Interviews with Max du Preez

Interviewed May 20, 2024

There was a separation of races in the media all along, where your first newspapers here were Afrikaner nationalist newspapers, and then sort of a few English—old English newspapers. And the English newspapers always had a small black middle class readership, although not catered for. And then you had a whole series of black newspapers started as a support for the ANC [African National Congress] or, you know, whatever.

[Afrikaners are the descendants of Dutch settlers who came to Africa’s Cape of Good Hope in 1652. During the Anglo-Boer Wars that spanned the 19th and 20th centuries, the Afrikaners were overtaken by the British Empire and agreed to live under British rule. The African National Congress (ANC) is a political party that served as the most prominent resistance movement against South Africa’s apartheid system, at times resorting to violence through its military wing, Umkhonto we Sizwe. It was officially banned by the South African government from 1960 to 1990. As apartheid collapsed, the ANC’s leader, Nelson Mandela, was elected President of South Africa in 1994 and established a democratic government.]

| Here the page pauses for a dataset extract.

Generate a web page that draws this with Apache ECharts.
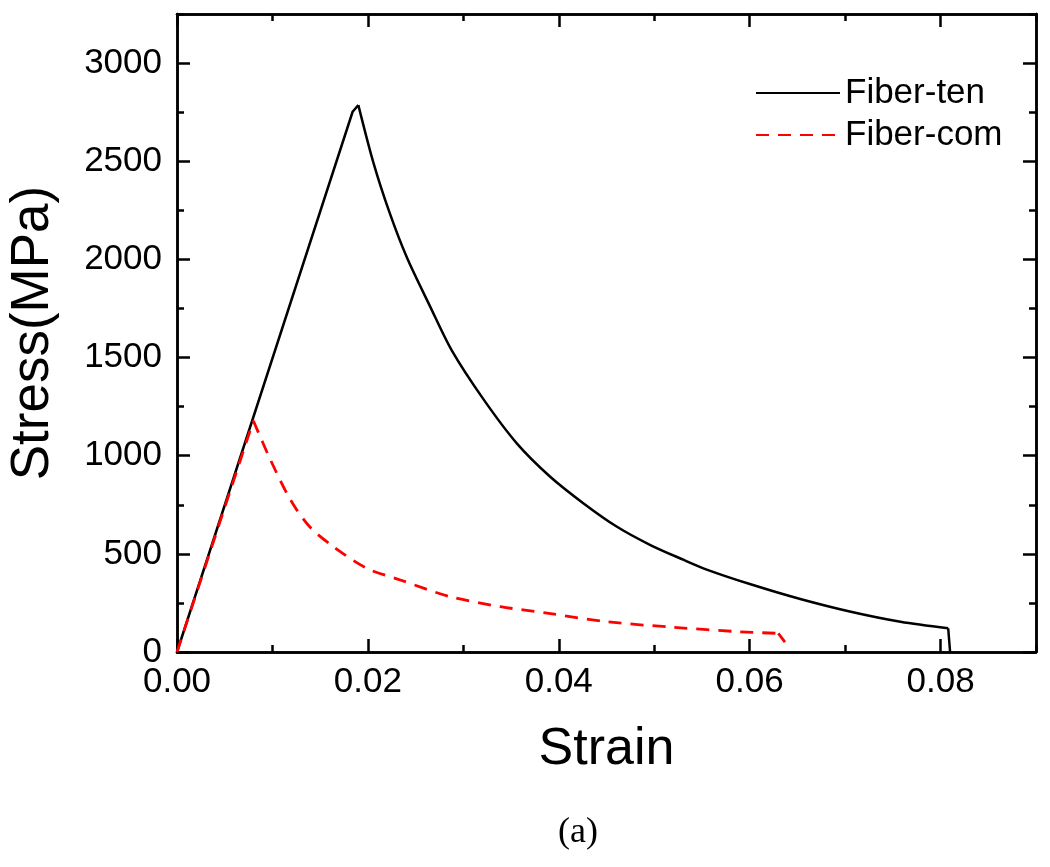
<!DOCTYPE html>
<html>
<head>
<meta charset="utf-8">
<script src="https://cdn.jsdelivr.net/npm/echarts@6/dist/echarts.min.js"></script>
<style>html,body{margin:0;padding:0;background:#fff;}#c{width:1050px;height:867px;}</style>
</head>
<body>
<div id="c"></div>
<script>
var xMajor = [0, 0.02, 0.04, 0.06, 0.08];
var xMinor = [0.01, 0.03, 0.05, 0.07, 0.09];
var yMajor = [0, 500, 1000, 1500, 2000, 2500, 3000];
var yMinor = [250, 750, 1250, 1750, 2250, 2750, 3250];

// Fiber-ten: linear rise, peak, softening branch, final drop
var tenRiseStrain = [0, 0.0184, 0.0190];
var tenRiseStress = [0, 2752, 2786];
var tenSoftStrain = [0.0190, 0.0206, 0.0223, 0.0241, 0.0265, 0.0288, 0.0321, 0.0356, 0.0391, 0.0426, 0.0461, 0.0496, 0.0531, 0.0555, 0.0601, 0.0653, 0.0706, 0.0758, 0.0808];
var tenSoftStress = [2786, 2489, 2234, 2008, 1762, 1535, 1288, 1063, 893, 757, 638, 545, 469, 420, 345, 270, 205, 154, 121];
var tenDropStrain = [0.0808, 0.0810];
var tenDropStress = [121, 0];

// Fiber-com
var comRiseStrain = [0, 0.0080];
var comRiseStress = [0, 1178];
var comSoftStrain = [0.0080, 0.0098, 0.0119, 0.0139, 0.0164, 0.0199, 0.0234, 0.0286, 0.0339, 0.0386, 0.0451, 0.0520, 0.0590, 0.0630];
var comSoftStress = [1178, 978, 774, 638, 536, 426, 367, 282, 231, 199, 154, 126, 103, 95];
var comDropStrain = [0.0630, 0.0637];
var comDropStress = [95, 50];

function pairs(xs, ys) { return xs.map(function (x, i) { return [x, ys[i]]; }); }
function withGap(a, b) { return a.concat(['-'], b); }

var FONT = '"Liberation Sans", Arial, sans-serif';
var lineStyle = { color: '#000', width: 2.5 };

function xAx(pos, ticks, len, labels) {
  return {
    type: 'value', position: pos, min: 0, max: 0.09,
    axisLine: { show: true, onZero: false, lineStyle: lineStyle },
    axisTick: { show: true, inside: true, length: len, customValues: ticks, lineStyle: lineStyle },
    axisLabel: labels ? { show: true, customValues: xMajor, margin: 13, color: '#000', fontSize: 35, fontFamily: FONT,
      formatter: function (v) { return v.toFixed(2); } } : { show: false },
    splitLine: { show: false },
    name: labels ? 'Strain' : '', nameLocation: 'middle', nameGap: 72,
    nameTextStyle: { color: '#000', fontSize: 52, fontFamily: FONT }
  };
}
function yAx(pos, ticks, len, labels) {
  return {
    type: 'value', position: pos, min: 0, max: 3250,
    axisLine: { show: true, onZero: false, lineStyle: lineStyle },
    axisTick: { show: true, inside: true, length: len, customValues: ticks, lineStyle: lineStyle },
    axisLabel: labels ? { show: true, customValues: yMajor, margin: 15, color: '#000', fontSize: 35, fontFamily: FONT,
      formatter: function (v) { return String(v); } } : { show: false },
    splitLine: { show: false },
    name: labels ? 'Stress(MPa)' : '', nameLocation: 'middle', nameGap: 117, nameRotate: 90,
    nameTextStyle: { color: '#000', fontSize: 53, fontFamily: FONT }
  };
}

var tenStyle = { color: '#000', width: 2.5 };
var comStyle = { color: '#ff0000', width: 2.8, type: [13, 9] };

var chart = echarts.init(document.getElementById('c'));
chart.setOption({
  animation: false,
  backgroundColor: '#fff',
  grid: { left: 177, right: 14, top: 14, bottom: 215, containLabel: false, outerBoundsMode: 'none' },
  xAxis: [
    xAx('bottom', xMajor, 13, true),
    xAx('bottom', xMinor, 7, false),
    xAx('top', xMajor, 13, false),
    xAx('top', xMinor, 7, false)
  ],
  yAxis: [
    yAx('left', yMajor, 13, true),
    yAx('left', yMinor, 7, false),
    yAx('right', yMajor, 13, false),
    yAx('right', yMinor, 7, false)
  ],
  legend: {
    orient: 'vertical', left: 750, top: 70,
    itemWidth: 84, itemHeight: 14, itemGap: 6,
    itemStyle: { opacity: 0 },
    textStyle: { color: '#000', fontSize: 35, fontFamily: FONT, lineHeight: 36, padding: [0, 0, 0, 0] },
    data: ['Fiber-ten', 'Fiber-com']
  },
  series: [
    { name: 'Fiber-ten', type: 'line', showSymbol: false, symbol: 'none', connectNulls: false,
      data: withGap(pairs(tenRiseStrain, tenRiseStress), pairs(tenDropStrain, tenDropStress)),
      lineStyle: tenStyle, itemStyle: { color: '#000' } },
    { name: 'Fiber-ten', type: 'line', showSymbol: false, symbol: 'none', smooth: 0.3,
      data: pairs(tenSoftStrain, tenSoftStress), lineStyle: tenStyle, itemStyle: { color: '#000' } },
    { name: 'Fiber-com', type: 'line', showSymbol: false, symbol: 'none', connectNulls: false,
      data: withGap(pairs(comRiseStrain, comRiseStress), pairs(comDropStrain, comDropStress)),
      lineStyle: comStyle, itemStyle: { color: '#ff0000' } },
    { name: 'Fiber-com', type: 'line', showSymbol: false, symbol: 'none', smooth: 0.3,
      data: pairs(comSoftStrain, comSoftStress), lineStyle: comStyle, itemStyle: { color: '#ff0000' } }
  ],
  graphic: [
    { type: 'text', left: 558, top: 815, style: { text: '(a)', fill: '#000', fontSize: 36, fontFamily: '"Liberation Serif", "Times New Roman", serif' } }
  ]
});
</script>
</body>
</html>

So by the time I got into journalism, you had a left-of-center newspaper in Johannesburg called the Rand Daily Mail, which had some black readership—the black middle class, black intelligentsia. It also had separate editions. We had the situation in South Africa then that the Sunday Times, which was the biggest newspaper, would have the Sunday Times, and then it would have the Sunday Times Extra, which was aimed at a black market, which you’d get a slightly different cover and then slightly different inside.

So yes, there was a big segregation. Afrikaans newspapers were mostly—were only aimed at white Afrikaans speakers, whereas most people who speak Afrikaans in this country are not white. The white speakers are in the minority. And that picture has now changed, that most Afrikaans newspapers are read mostly—well, more than half of it is read by so-called Coloured people, Coloured Afrikaans-speaking people.

[Coloured is the commonly used term to denote mixed-race people in South Africa.]

But we still have now—we have newspapers aimed specifically at the black market. We have the Sowetan, for instance. We have some newspapers in Zulu, in KwaZulu-Natal in the Zulu language. But there’s—your big, national newspapers are being read by everybody in the middle class.

[KwaZulu-Natal is a South African province where Zulu is the predominant language.]